Modern tests show that opus caementicium had as much compressive strength as modern Portland-cement concrete. However, due to the absence of reinforcement, its tensile strength was far lower than modern reinforced concrete, and its mode of application was also different:
Modern structural concrete differs from Roman concrete in two important details. First, its mix consistency is fluid and homogeneous, allowing it to be poured into forms rather than requiring hand-layering together with the placement of aggregate, which, in Roman practice, often consisted of rubble. Second, integral reinforcing steel gives modern concrete structures greater tensile strength, whereas Roman concrete could depend only upon the strength of the concrete bonding to resist tension.

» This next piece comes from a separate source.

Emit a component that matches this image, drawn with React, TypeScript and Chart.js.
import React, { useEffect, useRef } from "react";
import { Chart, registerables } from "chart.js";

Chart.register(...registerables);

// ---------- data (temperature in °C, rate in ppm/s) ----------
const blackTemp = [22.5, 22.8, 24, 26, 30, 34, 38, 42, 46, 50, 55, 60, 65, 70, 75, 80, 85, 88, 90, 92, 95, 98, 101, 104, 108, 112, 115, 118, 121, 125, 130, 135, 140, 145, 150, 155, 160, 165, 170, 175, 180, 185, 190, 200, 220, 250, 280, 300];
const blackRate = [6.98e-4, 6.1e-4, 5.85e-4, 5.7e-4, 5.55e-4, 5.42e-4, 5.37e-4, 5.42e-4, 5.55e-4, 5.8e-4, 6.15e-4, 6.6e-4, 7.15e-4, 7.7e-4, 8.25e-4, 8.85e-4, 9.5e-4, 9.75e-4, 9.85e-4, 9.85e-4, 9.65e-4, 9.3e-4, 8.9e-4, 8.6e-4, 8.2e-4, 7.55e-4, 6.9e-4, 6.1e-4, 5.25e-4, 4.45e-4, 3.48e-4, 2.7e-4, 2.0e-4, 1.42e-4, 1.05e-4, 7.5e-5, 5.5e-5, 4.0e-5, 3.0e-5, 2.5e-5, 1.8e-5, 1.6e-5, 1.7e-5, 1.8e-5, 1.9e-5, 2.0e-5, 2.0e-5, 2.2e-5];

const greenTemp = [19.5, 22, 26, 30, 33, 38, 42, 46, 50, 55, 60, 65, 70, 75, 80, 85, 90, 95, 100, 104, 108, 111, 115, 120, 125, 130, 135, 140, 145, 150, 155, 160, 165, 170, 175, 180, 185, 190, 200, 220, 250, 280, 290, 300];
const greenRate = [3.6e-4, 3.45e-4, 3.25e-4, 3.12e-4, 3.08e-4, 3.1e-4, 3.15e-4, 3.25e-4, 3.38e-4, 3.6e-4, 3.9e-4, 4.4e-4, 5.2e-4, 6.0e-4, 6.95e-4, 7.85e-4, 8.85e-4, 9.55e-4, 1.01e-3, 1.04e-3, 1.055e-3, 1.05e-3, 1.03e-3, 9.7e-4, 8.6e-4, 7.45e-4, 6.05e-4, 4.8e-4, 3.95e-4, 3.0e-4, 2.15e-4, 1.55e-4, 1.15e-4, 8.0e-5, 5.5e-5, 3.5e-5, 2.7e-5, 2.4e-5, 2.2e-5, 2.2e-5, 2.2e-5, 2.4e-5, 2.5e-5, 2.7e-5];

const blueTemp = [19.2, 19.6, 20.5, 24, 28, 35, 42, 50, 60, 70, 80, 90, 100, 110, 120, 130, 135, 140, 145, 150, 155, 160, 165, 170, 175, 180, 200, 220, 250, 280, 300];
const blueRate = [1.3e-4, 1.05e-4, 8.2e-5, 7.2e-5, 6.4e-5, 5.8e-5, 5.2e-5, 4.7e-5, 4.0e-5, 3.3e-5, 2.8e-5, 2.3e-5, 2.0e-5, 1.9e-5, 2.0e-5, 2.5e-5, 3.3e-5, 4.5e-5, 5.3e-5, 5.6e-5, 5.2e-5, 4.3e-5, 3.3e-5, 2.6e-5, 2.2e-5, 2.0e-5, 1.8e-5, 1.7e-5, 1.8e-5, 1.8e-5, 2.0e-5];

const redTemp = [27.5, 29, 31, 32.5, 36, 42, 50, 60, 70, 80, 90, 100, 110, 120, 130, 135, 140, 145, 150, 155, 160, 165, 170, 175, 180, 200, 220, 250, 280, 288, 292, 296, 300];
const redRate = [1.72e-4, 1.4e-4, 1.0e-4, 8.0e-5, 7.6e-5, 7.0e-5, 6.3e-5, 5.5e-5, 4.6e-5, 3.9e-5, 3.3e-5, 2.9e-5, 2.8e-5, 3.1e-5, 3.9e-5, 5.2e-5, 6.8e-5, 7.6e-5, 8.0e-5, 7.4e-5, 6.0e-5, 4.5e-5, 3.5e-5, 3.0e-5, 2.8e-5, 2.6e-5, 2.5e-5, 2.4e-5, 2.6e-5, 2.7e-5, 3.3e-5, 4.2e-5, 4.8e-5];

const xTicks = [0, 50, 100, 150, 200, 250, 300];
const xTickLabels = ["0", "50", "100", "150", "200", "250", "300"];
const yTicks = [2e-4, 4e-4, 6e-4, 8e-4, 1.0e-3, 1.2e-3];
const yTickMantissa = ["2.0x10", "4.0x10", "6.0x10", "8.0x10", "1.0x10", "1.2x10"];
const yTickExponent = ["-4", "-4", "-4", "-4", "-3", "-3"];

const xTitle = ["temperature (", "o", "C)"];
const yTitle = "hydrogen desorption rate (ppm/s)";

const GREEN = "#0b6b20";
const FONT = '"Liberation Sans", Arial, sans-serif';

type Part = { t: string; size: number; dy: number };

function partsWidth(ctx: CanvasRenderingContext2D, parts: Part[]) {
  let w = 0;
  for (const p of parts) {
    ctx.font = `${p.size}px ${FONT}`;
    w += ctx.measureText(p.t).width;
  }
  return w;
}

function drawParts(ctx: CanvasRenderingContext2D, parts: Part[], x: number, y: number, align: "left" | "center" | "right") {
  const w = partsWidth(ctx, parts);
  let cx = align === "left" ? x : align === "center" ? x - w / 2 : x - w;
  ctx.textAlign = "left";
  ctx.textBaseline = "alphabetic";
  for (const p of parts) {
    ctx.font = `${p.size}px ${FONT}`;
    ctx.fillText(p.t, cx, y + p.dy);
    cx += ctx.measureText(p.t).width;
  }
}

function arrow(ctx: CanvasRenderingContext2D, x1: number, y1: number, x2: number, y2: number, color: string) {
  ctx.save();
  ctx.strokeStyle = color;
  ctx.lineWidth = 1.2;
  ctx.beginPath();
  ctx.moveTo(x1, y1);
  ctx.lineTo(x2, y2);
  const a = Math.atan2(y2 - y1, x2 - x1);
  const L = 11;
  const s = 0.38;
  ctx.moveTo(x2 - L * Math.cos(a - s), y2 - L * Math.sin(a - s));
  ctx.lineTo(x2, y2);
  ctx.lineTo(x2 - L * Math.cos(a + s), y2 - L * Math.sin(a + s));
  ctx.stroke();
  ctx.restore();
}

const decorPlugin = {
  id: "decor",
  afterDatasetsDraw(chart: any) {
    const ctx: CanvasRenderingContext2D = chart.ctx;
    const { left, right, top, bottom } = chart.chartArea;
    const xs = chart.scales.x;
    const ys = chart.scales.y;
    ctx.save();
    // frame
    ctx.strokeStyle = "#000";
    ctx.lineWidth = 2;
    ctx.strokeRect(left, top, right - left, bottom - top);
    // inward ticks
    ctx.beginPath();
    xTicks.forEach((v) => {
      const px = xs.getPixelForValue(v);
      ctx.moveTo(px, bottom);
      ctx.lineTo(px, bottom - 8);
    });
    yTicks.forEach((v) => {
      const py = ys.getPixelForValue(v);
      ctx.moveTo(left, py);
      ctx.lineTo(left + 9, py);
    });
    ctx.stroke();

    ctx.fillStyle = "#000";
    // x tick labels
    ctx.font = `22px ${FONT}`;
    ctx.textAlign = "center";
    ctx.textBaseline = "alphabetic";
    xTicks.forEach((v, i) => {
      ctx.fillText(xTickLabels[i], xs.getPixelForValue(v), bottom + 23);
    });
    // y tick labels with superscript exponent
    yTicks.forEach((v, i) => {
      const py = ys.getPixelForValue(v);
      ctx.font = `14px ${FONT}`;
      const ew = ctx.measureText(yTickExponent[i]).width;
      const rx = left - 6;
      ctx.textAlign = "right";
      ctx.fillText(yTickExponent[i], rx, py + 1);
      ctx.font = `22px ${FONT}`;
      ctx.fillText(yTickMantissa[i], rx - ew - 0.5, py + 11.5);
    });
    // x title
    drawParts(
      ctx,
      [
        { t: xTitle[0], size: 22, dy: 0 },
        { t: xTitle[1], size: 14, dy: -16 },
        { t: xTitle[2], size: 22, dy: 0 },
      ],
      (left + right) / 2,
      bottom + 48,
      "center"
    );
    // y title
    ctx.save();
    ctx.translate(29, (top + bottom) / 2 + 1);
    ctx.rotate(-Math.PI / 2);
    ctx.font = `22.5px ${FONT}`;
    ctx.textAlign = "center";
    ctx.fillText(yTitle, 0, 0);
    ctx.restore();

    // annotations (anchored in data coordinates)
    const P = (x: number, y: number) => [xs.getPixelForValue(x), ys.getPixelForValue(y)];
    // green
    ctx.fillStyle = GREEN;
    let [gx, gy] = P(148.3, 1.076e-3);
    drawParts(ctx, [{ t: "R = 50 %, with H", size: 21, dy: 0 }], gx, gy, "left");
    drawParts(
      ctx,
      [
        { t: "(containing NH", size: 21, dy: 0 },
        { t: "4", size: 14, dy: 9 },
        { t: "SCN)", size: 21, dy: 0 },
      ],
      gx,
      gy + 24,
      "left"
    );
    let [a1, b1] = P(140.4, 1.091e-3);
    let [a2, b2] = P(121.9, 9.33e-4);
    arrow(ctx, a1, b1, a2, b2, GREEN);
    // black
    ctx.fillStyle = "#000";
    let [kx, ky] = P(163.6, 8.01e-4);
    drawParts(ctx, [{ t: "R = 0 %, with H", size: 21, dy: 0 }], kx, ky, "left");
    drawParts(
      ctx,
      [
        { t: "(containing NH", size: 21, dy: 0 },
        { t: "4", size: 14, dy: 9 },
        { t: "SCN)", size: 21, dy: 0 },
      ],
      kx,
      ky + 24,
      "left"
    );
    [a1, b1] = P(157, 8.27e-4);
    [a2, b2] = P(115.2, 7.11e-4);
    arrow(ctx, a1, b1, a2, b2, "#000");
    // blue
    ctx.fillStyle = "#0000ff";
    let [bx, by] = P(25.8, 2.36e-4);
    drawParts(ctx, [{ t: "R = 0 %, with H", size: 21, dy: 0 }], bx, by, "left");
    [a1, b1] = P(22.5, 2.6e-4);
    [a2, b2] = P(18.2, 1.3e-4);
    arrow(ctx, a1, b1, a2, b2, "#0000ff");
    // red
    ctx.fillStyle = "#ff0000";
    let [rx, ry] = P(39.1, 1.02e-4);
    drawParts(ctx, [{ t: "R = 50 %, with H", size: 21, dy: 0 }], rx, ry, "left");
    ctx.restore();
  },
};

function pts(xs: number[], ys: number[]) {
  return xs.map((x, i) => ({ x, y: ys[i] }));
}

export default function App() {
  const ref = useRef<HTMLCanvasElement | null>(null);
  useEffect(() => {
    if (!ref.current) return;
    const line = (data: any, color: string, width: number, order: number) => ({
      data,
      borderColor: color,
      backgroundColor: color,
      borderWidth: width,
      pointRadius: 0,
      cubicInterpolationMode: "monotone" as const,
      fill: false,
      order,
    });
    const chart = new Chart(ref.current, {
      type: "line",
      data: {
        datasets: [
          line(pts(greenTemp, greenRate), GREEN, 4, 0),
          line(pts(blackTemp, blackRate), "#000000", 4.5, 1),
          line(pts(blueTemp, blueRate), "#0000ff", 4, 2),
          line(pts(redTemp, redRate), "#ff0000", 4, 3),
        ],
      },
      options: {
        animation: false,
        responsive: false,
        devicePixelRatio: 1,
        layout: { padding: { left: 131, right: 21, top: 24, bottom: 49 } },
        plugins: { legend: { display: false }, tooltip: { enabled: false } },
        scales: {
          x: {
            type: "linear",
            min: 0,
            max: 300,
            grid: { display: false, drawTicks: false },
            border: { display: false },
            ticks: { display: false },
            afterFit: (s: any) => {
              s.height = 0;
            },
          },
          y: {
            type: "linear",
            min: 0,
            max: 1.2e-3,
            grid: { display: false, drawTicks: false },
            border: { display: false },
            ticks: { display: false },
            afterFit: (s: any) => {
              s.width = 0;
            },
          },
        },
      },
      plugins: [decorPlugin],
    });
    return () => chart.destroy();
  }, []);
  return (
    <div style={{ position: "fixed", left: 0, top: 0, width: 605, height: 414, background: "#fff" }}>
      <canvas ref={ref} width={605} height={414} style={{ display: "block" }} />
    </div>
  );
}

The Pantheon was one of the wonders of the ancient world: it has exterior foundation walls that are 26 feet wide and 15 feet deep and made of pozzolana cement (lime, reactive volcanic sand and water) tamped down over a layer of dense stone aggregate. That the dome still exists is something of a miracle. Settling and movement over almost 2,000 years, along with occasional earthquakes, have created cracks that would normally have weakened the structure enough that, by now, it should have fallen. The exterior walls that support the dome contain seven evenly spaced niches with chambers between them that extend to the outside. These niches and chambers, originally designed only to minimize the weight of the structure, are thinner than the main portions of the walls and act as control joints that control crack locations. Stresses caused by movement are relieved by cracking in the niches and chambers. This means that the dome is essentially supported by 16 thick, structurally sound concrete pillars formed by the portions of the exterior walls between the niches and chambers. Another method to save weight was the use of very heavy aggregates low in the structure, and the use of lighter, less dense aggregates, such as pumice, high in the walls and in the dome. The walls also taper in thickness to reduce the weight higher up.